## Start INFORMATION SHOWN

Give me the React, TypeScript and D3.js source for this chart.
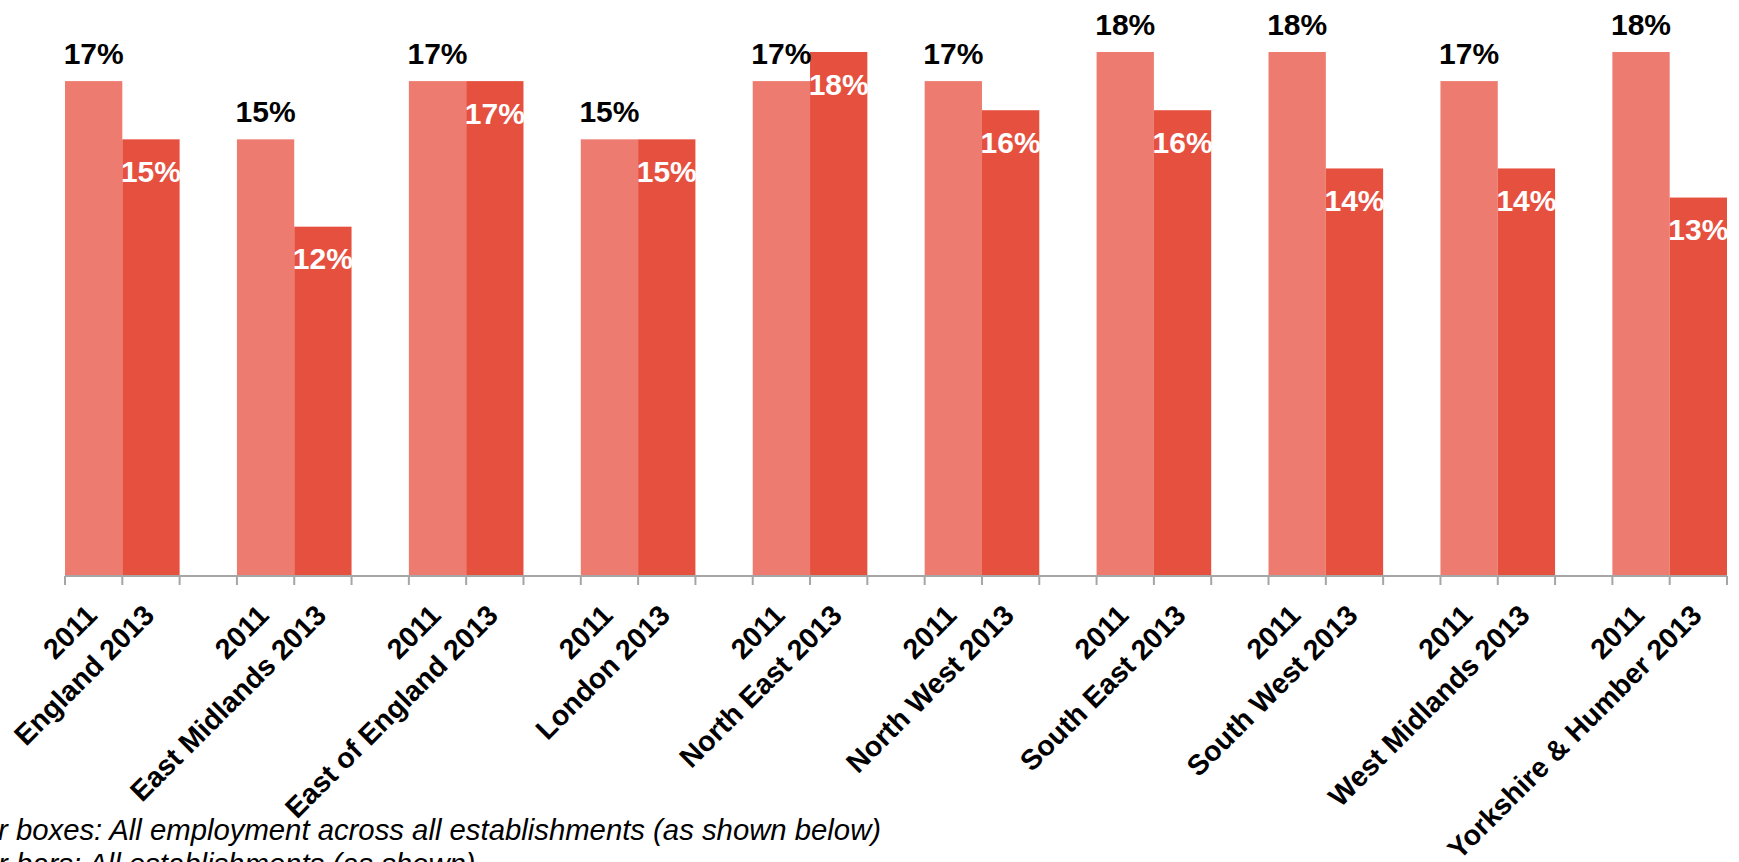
import React from "react";
import * as d3 from "d3";

const regions = [
  "England",
  "East Midlands",
  "East of England",
  "London",
  "North East",
  "North West",
  "South East",
  "South West",
  "West Midlands",
  "Yorkshire & Humber",
];
const values2011 = [17, 15, 17, 15, 17, 17, 18, 18, 17, 18];
const values2013 = [15, 12, 17, 15, 18, 16, 16, 14, 14, 13];
const years = ["2011", "2013"];
const footnotes = [
  "r boxes: All employment across all establishments (as shown below)",
  "r bars: All establishments (as shown)",
];

const W = 1739;
const H = 862;
const AXIS_Y = 576;
const FONT = "'Liberation Sans', Arial, Helvetica, sans-serif";
const COLORS: Record<string, string> = { "2011": "#EE7B6F", "2013": "#E6513F" };

export default function App() {
  const x0 = d3
    .scaleBand<string>()
    .domain(regions)
    .range([65, 1727])
    .paddingInner(1 / 3)
    .paddingOuter(0);
  const x1 = d3.scaleBand<string>().domain(years).range([0, x0.bandwidth()]);
  const y = d3.scaleLinear().domain([0, 18]).range([AXIS_Y, 52]);

  const bars = regions.flatMap((r, i) => [
    { region: r, year: "2011", value: values2011[i] },
    { region: r, year: "2013", value: values2013[i] },
  ]);

  const ticks = regions.flatMap((r) => [
    x0(r)!,
    x0(r)! + x1.bandwidth(),
    x0(r)! + x0.bandwidth(),
  ]);

  return (
    <svg
      width={W}
      height={H}
      style={{ position: "absolute", left: 0, top: 0, background: "#fff" }}
      fontFamily={FONT}
    >
      <rect x={0} y={0} width={W} height={H} fill="#fff" />
      {bars.map((b) => (
        <rect
          key={b.region + b.year}
          x={x0(b.region)! + x1(b.year)!}
          y={y(b.value)}
          width={x1.bandwidth()}
          height={AXIS_Y - y(b.value)}
          fill={COLORS[b.year]}
        />
      ))}
      {/* axis */}
      <line x1={x0.range()[0]} x2={x0.range()[1]} y1={AXIS_Y} y2={AXIS_Y} stroke="#A6A6A6" strokeWidth={2} />
      {ticks.map((t, i) => (
        <line key={i} x1={t} x2={t} y1={AXIS_Y} y2={AXIS_Y + 9} stroke="#A6A6A6" strokeWidth={2} />
      ))}
      {/* data labels */}
      {bars.map((b) => {
        const cx = x0(b.region)! + x1(b.year)! + x1.bandwidth() / 2;
        const is2011 = b.year === "2011";
        return (
          <text
            key={"l" + b.region + b.year}
            x={cx}
            y={is2011 ? y(b.value) - 17.5 : y(b.value) + 42.5}
            textAnchor="middle"
            fontSize={30}
            fontWeight="bold"
            fill={is2011 ? "#000" : "#fff"}
          >
            {`${b.value}%`}
          </text>
        );
      })}
      {/* category labels */}
      {bars.map((b) => {
        const cx = x0(b.region)! + x1(b.year)! + x1.bandwidth() / 2;
        const label = b.year === "2011" ? b.year : `${b.region} ${b.year}`;
        return (
          <text
            key={"c" + b.region + b.year}
            transform={`translate(${cx + 5},${AXIS_Y + 41}) rotate(-45)`}
            textAnchor="end"
            fontSize={28.5}
            fontWeight="bold"
            fill="#000"
          >
            {label}
          </text>
        );
      })}
      {/* footnotes */}
      {footnotes.map((f, i) => (
        <text key={"f" + i} x={-2} y={840 + i * 34} fontSize={29.3} fontStyle="italic" fill="#000">
          {f}
        </text>
      ))}
    </svg>
  );
}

## End INFORMATION SHOWN

GIVEN PROBLEM | Without the pictures, write out all of the material exactly.

EXERCISE SOLUTION |
Give me the React, TypeScript and D3.js source for this chart.
import React from "react";
import * as d3 from "d3";

const regions = [
  "England",
  "East Midlands",
  "East of England",
  "London",
  "North East",
  "North West",
  "South East",
  "South West",
  "West Midlands",
  "Yorkshire & Humber",
];
const values2011 = [17, 15, 17, 15, 17, 17, 18, 18, 17, 18];
const values2013 = [15, 12, 17, 15, 18, 16, 16, 14, 14, 13];
const years = ["2011", "2013"];
const footnotes = [
  "r boxes: All employment across all establishments (as shown below)",
  "r bars: All establishments (as shown)",
];

const W = 1739;
const H = 862;
const AXIS_Y = 576;
const FONT = "'Liberation Sans', Arial, Helvetica, sans-serif";
const COLORS: Record<string, string> = { "2011": "#EE7B6F", "2013": "#E6513F" };

export default function App() {
  const x0 = d3
    .scaleBand<string>()
    .domain(regions)
    .range([65, 1727])
    .paddingInner(1 / 3)
    .paddingOuter(0);
  const x1 = d3.scaleBand<string>().domain(years).range([0, x0.bandwidth()]);
  const y = d3.scaleLinear().domain([0, 18]).range([AXIS_Y, 52]);

  const bars = regions.flatMap((r, i) => [
    { region: r, year: "2011", value: values2011[i] },
    { region: r, year: "2013", value: values2013[i] },
  ]);

  const ticks = regions.flatMap((r) => [
    x0(r)!,
    x0(r)! + x1.bandwidth(),
    x0(r)! + x0.bandwidth(),
  ]);

  return (
    <svg
      width={W}
      height={H}
      style={{ position: "absolute", left: 0, top: 0, background: "#fff" }}
      fontFamily={FONT}
    >
      <rect x={0} y={0} width={W} height={H} fill="#fff" />
      {bars.map((b) => (
        <rect
          key={b.region + b.year}
          x={x0(b.region)! + x1(b.year)!}
          y={y(b.value)}
          width={x1.bandwidth()}
          height={AXIS_Y - y(b.value)}
          fill={COLORS[b.year]}
        />
      ))}
      {/* axis */}
      <line x1={x0.range()[0]} x2={x0.range()[1]} y1={AXIS_Y} y2={AXIS_Y} stroke="#A6A6A6" strokeWidth={2} />
      {ticks.map((t, i) => (
        <line key={i} x1={t} x2={t} y1={AXIS_Y} y2={AXIS_Y + 9} stroke="#A6A6A6" strokeWidth={2} />
      ))}
      {/* data labels */}
      {bars.map((b) => {
        const cx = x0(b.region)! + x1(b.year)! + x1.bandwidth() / 2;
        const is2011 = b.year === "2011";
        return (
          <text
            key={"l" + b.region + b.year}
            x={cx}
            y={is2011 ? y(b.value) - 17.5 : y(b.value) + 42.5}
            textAnchor="middle"
            fontSize={30}
            fontWeight="bold"
            fill={is2011 ? "#000" : "#fff"}
          >
            {`${b.value}%`}
          </text>
        );
      })}
      {/* category labels */}
      {bars.map((b) => {
        const cx = x0(b.region)! + x1(b.year)! + x1.bandwidth() / 2;
        const label = b.year === "2011" ? b.year : `${b.region} ${b.year}`;
        return (
          <text
            key={"c" + b.region + b.year}
            transform={`translate(${cx + 5},${AXIS_Y + 41}) rotate(-45)`}
            textAnchor="end"
            fontSize={28.5}
            fontWeight="bold"
            fill="#000"
          >
            {label}
          </text>
        );
      })}
      {/* footnotes */}
      {footnotes.map((f, i) => (
        <text key={"f" + i} x={-2} y={840 + i * 34} fontSize={29.3} fontStyle="italic" fill="#000">
          {f}
        </text>
      ))}
    </svg>
  );
}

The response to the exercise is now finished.